* Data provided *
----
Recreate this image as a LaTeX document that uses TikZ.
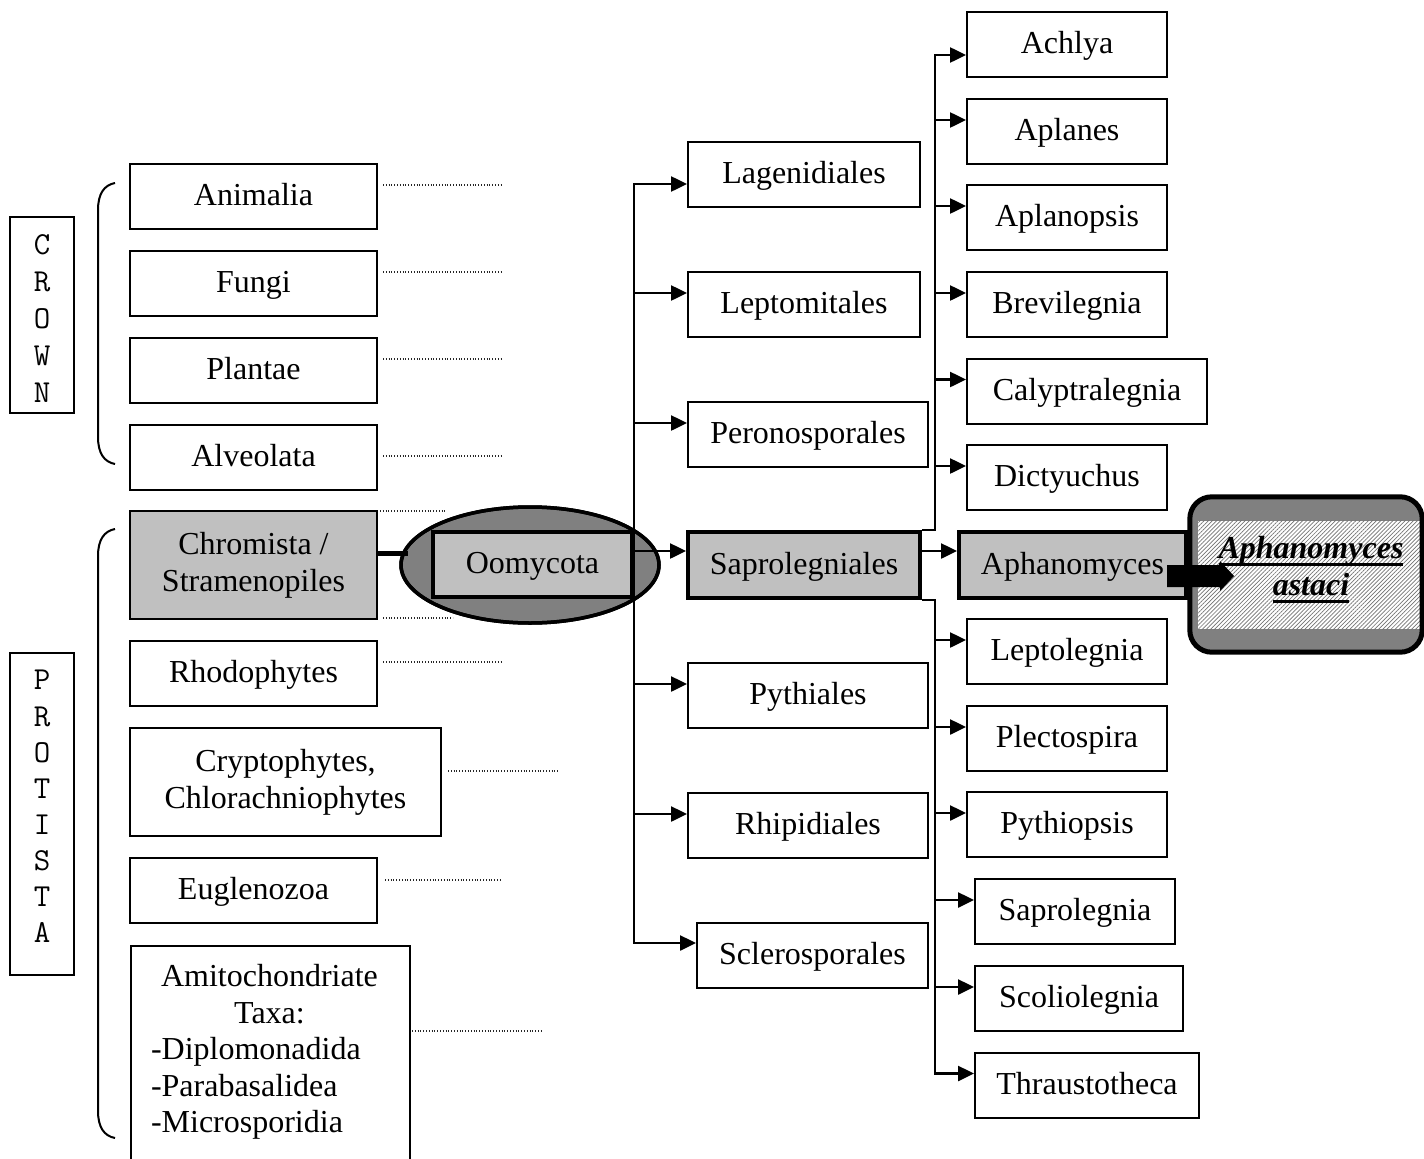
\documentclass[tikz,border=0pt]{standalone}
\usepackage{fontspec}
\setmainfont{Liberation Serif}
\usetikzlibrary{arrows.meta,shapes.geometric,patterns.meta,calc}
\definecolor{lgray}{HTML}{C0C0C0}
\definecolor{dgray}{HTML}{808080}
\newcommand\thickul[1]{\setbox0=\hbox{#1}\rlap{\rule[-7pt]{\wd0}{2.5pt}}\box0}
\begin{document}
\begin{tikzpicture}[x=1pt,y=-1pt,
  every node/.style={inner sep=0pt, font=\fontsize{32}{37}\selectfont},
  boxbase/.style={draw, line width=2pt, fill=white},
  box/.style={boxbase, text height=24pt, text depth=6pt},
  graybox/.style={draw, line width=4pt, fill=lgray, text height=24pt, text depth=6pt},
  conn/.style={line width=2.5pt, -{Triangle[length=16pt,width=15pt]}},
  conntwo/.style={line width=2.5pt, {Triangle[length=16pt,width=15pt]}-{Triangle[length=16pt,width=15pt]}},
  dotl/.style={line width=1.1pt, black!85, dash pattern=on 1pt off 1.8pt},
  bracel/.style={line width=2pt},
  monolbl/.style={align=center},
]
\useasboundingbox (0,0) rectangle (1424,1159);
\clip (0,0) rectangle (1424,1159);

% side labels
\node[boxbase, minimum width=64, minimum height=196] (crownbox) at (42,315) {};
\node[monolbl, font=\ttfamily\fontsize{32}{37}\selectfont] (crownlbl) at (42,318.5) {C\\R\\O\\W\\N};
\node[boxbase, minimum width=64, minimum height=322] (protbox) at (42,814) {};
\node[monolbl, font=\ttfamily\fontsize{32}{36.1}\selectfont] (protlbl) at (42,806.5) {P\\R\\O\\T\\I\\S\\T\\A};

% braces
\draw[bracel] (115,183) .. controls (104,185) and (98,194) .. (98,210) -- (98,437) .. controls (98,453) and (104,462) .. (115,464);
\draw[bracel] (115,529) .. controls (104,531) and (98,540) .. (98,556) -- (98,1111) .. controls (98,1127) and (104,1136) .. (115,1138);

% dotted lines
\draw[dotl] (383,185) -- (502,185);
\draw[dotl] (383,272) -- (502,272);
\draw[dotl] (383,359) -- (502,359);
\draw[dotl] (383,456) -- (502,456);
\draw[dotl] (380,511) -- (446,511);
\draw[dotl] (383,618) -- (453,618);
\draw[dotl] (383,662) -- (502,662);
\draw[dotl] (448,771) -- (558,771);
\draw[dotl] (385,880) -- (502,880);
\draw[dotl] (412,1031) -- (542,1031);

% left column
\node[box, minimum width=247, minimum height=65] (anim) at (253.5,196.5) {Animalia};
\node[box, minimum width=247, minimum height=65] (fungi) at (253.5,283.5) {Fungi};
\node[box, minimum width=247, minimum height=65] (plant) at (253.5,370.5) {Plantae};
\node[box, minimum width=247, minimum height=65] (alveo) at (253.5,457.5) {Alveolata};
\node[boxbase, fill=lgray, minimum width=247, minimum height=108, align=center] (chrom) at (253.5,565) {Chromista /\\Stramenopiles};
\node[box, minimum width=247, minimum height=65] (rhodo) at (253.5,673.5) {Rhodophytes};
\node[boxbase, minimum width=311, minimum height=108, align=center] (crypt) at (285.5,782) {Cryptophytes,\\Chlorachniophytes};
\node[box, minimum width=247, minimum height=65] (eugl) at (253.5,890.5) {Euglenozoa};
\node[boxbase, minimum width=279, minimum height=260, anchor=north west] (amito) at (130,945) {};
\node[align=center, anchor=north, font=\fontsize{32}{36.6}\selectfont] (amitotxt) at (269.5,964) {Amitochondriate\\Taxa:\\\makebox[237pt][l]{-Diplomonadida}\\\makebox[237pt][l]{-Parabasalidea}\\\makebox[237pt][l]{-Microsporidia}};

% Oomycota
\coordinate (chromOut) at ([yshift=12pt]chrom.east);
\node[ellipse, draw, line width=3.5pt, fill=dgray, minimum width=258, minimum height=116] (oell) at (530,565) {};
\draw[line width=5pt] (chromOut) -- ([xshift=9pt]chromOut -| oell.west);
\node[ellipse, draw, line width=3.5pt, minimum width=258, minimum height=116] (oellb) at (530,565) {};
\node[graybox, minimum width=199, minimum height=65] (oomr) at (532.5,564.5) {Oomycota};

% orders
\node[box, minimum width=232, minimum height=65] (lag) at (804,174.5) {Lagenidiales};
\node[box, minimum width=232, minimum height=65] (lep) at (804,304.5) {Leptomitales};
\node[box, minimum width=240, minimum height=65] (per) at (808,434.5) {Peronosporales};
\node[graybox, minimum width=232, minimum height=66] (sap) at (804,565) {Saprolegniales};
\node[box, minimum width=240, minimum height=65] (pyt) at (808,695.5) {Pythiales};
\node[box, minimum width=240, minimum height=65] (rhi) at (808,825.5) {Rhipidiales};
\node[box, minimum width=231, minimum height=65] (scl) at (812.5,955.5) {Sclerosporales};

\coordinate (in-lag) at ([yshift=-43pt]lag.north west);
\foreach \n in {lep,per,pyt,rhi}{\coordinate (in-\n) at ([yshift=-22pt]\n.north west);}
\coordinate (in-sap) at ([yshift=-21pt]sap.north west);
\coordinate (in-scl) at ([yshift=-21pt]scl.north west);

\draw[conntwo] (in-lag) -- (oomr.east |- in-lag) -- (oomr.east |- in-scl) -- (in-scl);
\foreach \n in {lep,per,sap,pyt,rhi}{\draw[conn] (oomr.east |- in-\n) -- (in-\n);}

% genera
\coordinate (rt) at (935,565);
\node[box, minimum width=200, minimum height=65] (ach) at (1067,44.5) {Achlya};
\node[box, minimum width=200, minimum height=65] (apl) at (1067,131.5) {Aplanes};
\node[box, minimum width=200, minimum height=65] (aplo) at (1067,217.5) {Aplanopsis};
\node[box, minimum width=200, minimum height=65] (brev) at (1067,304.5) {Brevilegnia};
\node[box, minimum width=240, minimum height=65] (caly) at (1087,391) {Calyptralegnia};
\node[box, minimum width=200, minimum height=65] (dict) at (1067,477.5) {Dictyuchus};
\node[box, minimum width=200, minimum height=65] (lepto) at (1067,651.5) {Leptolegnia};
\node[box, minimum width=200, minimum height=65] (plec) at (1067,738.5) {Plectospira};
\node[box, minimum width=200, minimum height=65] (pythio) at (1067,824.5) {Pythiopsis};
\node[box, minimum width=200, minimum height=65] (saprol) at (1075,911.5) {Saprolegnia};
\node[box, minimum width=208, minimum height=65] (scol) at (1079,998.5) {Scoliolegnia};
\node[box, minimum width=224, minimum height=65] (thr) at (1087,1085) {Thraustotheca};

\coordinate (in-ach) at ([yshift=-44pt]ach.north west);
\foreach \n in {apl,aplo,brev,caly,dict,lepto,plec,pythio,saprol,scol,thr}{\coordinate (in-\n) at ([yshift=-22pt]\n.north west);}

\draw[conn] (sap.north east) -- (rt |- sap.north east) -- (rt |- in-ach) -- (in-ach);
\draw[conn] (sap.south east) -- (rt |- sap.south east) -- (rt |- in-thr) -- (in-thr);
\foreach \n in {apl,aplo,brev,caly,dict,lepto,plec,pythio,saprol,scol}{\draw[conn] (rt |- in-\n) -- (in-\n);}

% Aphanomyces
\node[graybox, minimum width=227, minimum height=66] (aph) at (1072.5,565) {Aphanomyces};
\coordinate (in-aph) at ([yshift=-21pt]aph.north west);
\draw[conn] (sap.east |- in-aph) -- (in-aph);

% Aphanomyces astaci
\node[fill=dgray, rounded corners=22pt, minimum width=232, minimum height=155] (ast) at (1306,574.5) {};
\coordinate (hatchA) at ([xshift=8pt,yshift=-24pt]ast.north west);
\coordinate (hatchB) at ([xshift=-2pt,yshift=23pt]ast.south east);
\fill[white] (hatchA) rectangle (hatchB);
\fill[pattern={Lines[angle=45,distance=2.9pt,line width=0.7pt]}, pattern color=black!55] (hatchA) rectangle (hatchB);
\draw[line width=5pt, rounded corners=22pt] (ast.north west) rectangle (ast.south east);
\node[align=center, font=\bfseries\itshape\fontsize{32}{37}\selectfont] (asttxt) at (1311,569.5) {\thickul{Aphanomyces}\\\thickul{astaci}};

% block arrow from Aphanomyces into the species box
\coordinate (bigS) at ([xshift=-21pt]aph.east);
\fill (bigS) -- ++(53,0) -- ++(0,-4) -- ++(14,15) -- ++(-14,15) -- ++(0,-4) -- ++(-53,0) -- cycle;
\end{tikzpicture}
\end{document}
----
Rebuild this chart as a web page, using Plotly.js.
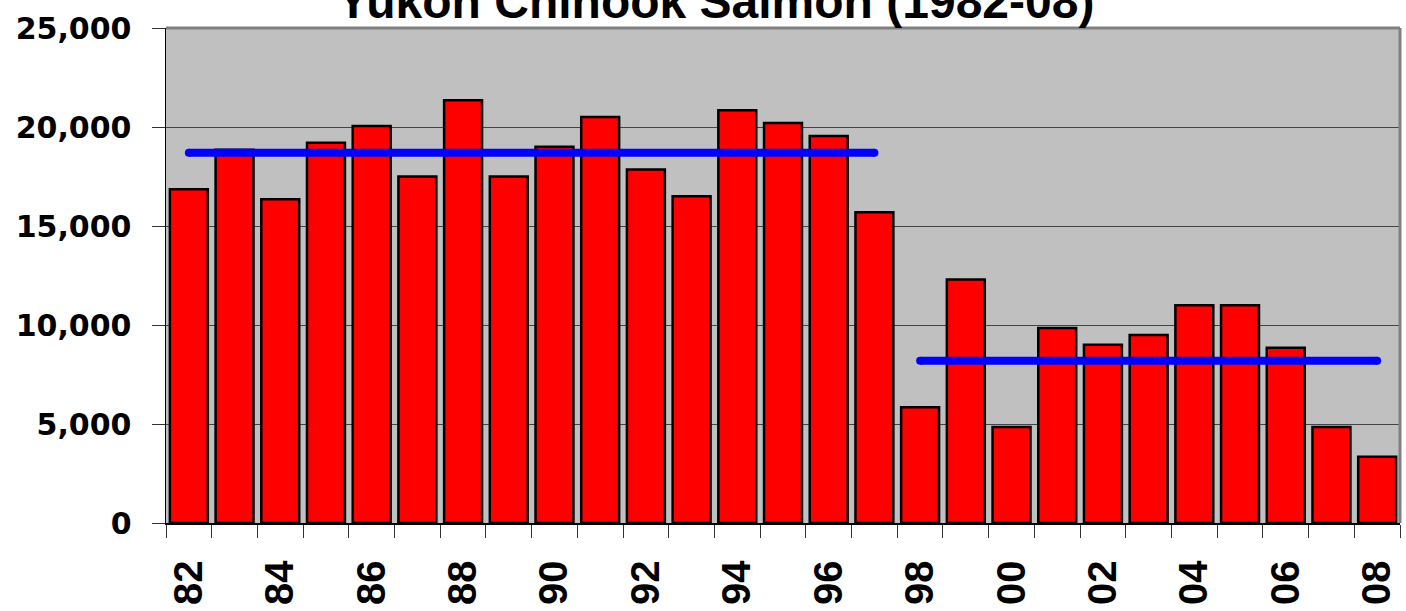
----
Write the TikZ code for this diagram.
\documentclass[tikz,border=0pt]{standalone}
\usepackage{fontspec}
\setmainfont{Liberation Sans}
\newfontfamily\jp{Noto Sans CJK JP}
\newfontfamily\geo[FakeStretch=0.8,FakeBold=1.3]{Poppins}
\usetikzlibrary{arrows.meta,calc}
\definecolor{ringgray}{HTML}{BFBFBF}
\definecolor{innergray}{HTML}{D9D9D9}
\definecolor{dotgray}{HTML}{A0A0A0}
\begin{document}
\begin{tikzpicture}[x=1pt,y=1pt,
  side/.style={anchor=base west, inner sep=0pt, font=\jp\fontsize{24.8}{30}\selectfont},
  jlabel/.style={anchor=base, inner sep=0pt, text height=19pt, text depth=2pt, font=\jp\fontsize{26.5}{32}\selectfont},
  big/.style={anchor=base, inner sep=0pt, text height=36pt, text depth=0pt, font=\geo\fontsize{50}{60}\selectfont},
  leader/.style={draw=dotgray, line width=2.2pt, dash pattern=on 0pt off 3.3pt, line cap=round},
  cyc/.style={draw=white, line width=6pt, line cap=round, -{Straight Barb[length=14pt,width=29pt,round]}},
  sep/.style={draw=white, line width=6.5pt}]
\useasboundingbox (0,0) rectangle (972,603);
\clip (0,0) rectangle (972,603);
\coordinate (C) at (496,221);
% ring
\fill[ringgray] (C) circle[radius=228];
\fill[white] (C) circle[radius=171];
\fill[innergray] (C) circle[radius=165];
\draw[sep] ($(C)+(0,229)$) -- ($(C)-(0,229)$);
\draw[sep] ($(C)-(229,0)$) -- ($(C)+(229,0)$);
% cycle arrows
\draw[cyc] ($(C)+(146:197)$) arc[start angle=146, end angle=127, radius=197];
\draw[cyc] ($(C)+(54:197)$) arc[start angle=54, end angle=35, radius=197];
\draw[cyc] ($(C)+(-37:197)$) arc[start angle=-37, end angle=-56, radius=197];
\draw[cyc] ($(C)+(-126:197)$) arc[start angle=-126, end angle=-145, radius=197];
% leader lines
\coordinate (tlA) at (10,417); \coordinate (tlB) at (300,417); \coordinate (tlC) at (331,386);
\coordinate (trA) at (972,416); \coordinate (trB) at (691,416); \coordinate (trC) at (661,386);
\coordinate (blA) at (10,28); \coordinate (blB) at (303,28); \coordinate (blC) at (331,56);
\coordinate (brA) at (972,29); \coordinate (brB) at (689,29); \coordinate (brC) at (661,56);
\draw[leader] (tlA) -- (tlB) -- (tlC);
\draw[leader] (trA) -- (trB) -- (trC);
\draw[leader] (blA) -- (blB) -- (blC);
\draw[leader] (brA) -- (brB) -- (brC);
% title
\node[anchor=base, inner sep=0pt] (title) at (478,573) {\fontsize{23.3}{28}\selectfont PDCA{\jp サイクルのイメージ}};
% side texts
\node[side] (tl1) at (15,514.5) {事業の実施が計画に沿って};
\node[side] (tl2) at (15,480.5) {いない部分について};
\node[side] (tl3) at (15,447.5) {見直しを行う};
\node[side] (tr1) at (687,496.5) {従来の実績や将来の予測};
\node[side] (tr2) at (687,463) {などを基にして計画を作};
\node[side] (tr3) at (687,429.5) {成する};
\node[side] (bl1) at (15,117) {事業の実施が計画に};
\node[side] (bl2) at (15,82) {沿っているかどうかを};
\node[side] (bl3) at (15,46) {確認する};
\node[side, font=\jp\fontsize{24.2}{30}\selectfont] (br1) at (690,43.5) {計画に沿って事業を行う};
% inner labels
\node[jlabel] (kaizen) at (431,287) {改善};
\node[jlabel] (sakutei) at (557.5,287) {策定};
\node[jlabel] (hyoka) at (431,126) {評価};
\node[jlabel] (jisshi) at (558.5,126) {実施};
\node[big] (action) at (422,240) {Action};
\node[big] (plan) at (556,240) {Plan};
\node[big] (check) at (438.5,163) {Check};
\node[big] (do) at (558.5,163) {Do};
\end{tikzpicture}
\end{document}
----
* Given problem *
Give back exactly the lines from the one containing "Recreate this image" to the one containing "(104,1136) .. (115,1138);", both included, and no pictures.

* Solution for this task *
Recreate this image as a LaTeX document that uses TikZ.
\documentclass[tikz,border=0pt]{standalone}
\usepackage{fontspec}
\setmainfont{Liberation Serif}
\usetikzlibrary{arrows.meta,shapes.geometric,patterns.meta,calc}
\definecolor{lgray}{HTML}{C0C0C0}
\definecolor{dgray}{HTML}{808080}
\newcommand\thickul[1]{\setbox0=\hbox{#1}\rlap{\rule[-7pt]{\wd0}{2.5pt}}\box0}
\begin{document}
\begin{tikzpicture}[x=1pt,y=-1pt,
  every node/.style={inner sep=0pt, font=\fontsize{32}{37}\selectfont},
  boxbase/.style={draw, line width=2pt, fill=white},
  box/.style={boxbase, text height=24pt, text depth=6pt},
  graybox/.style={draw, line width=4pt, fill=lgray, text height=24pt, text depth=6pt},
  conn/.style={line width=2.5pt, -{Triangle[length=16pt,width=15pt]}},
  conntwo/.style={line width=2.5pt, {Triangle[length=16pt,width=15pt]}-{Triangle[length=16pt,width=15pt]}},
  dotl/.style={line width=1.1pt, black!85, dash pattern=on 1pt off 1.8pt},
  bracel/.style={line width=2pt},
  monolbl/.style={align=center},
]
\useasboundingbox (0,0) rectangle (1424,1159);
\clip (0,0) rectangle (1424,1159);

% side labels
\node[boxbase, minimum width=64, minimum height=196] (crownbox) at (42,315) {};
\node[monolbl, font=\ttfamily\fontsize{32}{37}\selectfont] (crownlbl) at (42,318.5) {C\\R\\O\\W\\N};
\node[boxbase, minimum width=64, minimum height=322] (protbox) at (42,814) {};
\node[monolbl, font=\ttfamily\fontsize{32}{36.1}\selectfont] (protlbl) at (42,806.5) {P\\R\\O\\T\\I\\S\\T\\A};

% braces
\draw[bracel] (115,183) .. controls (104,185) and (98,194) .. (98,210) -- (98,437) .. controls (98,453) and (104,462) .. (115,464);
\draw[bracel] (115,529) .. controls (104,531) and (98,540) .. (98,556) -- (98,1111) .. controls (98,1127) and (104,1136) .. (115,1138);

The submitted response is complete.